== Instructions to follow ==
Print the lines starting at the line containing "Reproduce this chart with matplotlib." and ending at the line containing "25.05, 26.0, 26.9, 27.8, 28.9, 30.0]", exactly and in full, without the pictures.

== Data in this exercise ==
— start —

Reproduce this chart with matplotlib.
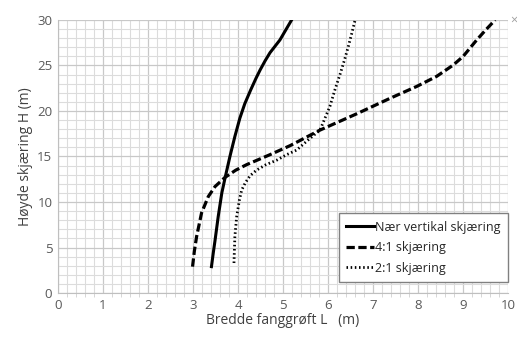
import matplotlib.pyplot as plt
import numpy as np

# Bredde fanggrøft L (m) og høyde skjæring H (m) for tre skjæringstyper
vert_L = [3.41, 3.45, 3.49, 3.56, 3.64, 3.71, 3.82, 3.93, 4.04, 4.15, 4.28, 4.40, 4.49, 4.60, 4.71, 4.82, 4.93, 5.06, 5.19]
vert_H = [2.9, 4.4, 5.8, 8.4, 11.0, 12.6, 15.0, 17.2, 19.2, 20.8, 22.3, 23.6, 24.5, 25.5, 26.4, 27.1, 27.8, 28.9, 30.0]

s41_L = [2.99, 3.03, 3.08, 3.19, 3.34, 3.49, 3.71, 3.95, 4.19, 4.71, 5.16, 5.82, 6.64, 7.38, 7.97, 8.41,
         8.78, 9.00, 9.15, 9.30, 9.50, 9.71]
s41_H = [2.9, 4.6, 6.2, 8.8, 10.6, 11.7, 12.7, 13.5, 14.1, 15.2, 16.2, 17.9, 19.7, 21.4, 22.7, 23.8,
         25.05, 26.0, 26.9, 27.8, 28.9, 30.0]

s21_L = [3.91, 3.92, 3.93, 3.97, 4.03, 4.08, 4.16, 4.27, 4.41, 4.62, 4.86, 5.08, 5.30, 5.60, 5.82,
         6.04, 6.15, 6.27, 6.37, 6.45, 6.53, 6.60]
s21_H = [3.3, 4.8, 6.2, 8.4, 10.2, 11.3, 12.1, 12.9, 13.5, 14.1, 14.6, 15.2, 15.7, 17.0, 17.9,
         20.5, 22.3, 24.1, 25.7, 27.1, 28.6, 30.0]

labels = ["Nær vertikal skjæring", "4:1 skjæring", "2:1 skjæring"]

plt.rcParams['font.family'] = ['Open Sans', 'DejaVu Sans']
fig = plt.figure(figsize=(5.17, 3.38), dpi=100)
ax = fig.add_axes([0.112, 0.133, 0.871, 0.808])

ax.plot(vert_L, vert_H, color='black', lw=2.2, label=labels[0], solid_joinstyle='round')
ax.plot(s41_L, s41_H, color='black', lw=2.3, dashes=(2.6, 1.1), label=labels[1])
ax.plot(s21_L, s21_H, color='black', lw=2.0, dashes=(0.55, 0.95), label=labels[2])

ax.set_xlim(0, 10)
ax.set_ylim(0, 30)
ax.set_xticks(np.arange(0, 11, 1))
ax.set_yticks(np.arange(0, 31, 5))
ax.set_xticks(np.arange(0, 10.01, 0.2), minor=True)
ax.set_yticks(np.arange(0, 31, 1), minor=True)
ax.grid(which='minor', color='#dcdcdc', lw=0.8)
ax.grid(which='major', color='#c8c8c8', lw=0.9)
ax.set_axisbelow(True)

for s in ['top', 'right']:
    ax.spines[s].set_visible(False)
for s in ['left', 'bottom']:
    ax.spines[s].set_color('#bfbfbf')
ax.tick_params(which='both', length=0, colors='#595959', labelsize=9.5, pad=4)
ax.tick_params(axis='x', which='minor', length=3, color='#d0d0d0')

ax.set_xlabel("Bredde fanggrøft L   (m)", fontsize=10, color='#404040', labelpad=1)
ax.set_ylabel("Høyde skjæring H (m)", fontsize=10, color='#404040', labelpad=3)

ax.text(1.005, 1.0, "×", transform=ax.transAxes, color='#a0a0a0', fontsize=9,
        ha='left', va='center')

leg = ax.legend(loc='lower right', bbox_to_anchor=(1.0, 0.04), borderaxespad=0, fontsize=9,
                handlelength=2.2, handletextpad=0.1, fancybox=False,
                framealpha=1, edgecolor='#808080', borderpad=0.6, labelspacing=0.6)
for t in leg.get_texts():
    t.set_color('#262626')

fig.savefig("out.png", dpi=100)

— end —
— start —

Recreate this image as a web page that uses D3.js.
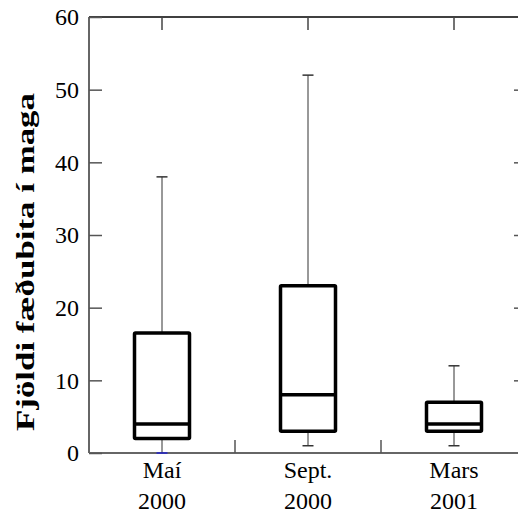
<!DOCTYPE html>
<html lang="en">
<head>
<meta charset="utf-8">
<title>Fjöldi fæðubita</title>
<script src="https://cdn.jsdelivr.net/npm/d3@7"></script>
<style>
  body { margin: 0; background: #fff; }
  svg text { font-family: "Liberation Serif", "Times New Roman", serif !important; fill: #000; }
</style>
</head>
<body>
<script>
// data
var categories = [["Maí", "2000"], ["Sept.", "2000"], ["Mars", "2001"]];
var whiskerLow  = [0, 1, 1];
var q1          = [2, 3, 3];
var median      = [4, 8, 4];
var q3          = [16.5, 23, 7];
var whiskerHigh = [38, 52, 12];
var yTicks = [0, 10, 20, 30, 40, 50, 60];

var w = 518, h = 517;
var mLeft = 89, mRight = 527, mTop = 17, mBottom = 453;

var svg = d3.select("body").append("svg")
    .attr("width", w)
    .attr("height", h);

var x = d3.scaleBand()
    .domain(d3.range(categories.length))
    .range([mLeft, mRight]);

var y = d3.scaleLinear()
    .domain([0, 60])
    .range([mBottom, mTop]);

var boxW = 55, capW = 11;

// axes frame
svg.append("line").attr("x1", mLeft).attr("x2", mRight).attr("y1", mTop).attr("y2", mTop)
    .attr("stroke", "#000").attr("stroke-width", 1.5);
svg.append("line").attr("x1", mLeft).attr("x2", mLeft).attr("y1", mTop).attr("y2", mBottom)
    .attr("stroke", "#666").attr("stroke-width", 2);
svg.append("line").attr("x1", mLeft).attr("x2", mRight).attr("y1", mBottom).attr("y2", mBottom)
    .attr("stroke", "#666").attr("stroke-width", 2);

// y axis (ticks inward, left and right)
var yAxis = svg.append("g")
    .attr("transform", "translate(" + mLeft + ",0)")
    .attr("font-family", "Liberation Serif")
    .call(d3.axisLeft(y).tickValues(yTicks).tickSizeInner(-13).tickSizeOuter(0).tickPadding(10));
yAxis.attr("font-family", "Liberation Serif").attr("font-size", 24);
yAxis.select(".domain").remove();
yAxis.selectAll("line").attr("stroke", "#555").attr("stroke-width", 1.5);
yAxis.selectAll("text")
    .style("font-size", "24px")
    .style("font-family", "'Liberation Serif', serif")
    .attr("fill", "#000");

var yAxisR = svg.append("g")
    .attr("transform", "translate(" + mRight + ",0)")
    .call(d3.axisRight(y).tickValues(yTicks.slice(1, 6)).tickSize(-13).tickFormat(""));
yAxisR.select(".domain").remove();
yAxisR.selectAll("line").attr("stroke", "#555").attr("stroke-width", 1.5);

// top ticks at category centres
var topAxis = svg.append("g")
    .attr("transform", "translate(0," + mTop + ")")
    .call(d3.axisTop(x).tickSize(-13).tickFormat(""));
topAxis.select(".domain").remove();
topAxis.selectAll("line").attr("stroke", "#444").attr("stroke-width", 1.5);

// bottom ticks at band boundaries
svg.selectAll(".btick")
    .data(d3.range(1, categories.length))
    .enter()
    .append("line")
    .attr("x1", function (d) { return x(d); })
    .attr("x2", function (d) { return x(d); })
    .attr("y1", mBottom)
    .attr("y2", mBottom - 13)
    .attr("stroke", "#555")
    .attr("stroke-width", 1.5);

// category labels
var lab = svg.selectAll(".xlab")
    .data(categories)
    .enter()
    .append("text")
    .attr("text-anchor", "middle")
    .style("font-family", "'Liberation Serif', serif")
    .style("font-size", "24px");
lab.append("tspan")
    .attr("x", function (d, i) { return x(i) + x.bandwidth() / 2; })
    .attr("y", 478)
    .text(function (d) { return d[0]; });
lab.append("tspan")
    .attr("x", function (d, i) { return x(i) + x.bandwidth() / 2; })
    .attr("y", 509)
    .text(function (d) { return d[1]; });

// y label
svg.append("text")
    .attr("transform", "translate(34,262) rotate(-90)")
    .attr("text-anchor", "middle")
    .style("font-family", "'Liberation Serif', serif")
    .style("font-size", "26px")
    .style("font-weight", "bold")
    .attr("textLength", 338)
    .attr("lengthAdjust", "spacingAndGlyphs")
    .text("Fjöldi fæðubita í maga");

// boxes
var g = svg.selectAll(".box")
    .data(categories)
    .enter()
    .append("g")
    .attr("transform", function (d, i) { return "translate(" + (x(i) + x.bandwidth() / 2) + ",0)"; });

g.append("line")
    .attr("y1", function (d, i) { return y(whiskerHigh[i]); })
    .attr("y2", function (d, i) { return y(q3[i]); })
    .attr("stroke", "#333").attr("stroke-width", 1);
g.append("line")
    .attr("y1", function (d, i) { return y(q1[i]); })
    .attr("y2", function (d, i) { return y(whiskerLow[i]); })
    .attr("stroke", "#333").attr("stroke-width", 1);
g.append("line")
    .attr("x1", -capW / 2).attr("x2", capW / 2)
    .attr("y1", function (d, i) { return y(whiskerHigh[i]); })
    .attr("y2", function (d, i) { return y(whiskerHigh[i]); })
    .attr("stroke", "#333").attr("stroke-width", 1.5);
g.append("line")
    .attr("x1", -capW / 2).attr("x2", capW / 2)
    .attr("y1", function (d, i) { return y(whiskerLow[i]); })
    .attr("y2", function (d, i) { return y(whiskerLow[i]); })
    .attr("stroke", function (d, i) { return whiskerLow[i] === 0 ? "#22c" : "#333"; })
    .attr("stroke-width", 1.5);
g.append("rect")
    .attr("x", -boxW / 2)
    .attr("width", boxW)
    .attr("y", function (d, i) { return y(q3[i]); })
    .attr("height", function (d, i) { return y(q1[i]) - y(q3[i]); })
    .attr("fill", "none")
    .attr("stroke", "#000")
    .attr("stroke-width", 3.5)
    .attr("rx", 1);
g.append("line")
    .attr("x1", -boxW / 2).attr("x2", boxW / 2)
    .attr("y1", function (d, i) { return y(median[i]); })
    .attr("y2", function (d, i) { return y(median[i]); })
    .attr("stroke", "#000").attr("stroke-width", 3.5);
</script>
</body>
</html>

— end —

== Correct response ==
Reproduce this chart with matplotlib.
import matplotlib.pyplot as plt
import numpy as np

# Bredde fanggrøft L (m) og høyde skjæring H (m) for tre skjæringstyper
vert_L = [3.41, 3.45, 3.49, 3.56, 3.64, 3.71, 3.82, 3.93, 4.04, 4.15, 4.28, 4.40, 4.49, 4.60, 4.71, 4.82, 4.93, 5.06, 5.19]
vert_H = [2.9, 4.4, 5.8, 8.4, 11.0, 12.6, 15.0, 17.2, 19.2, 20.8, 22.3, 23.6, 24.5, 25.5, 26.4, 27.1, 27.8, 28.9, 30.0]

s41_L = [2.99, 3.03, 3.08, 3.19, 3.34, 3.49, 3.71, 3.95, 4.19, 4.71, 5.16, 5.82, 6.64, 7.38, 7.97, 8.41,
         8.78, 9.00, 9.15, 9.30, 9.50, 9.71]
s41_H = [2.9, 4.6, 6.2, 8.8, 10.6, 11.7, 12.7, 13.5, 14.1, 15.2, 16.2, 17.9, 19.7, 21.4, 22.7, 23.8,
         25.05, 26.0, 26.9, 27.8, 28.9, 30.0]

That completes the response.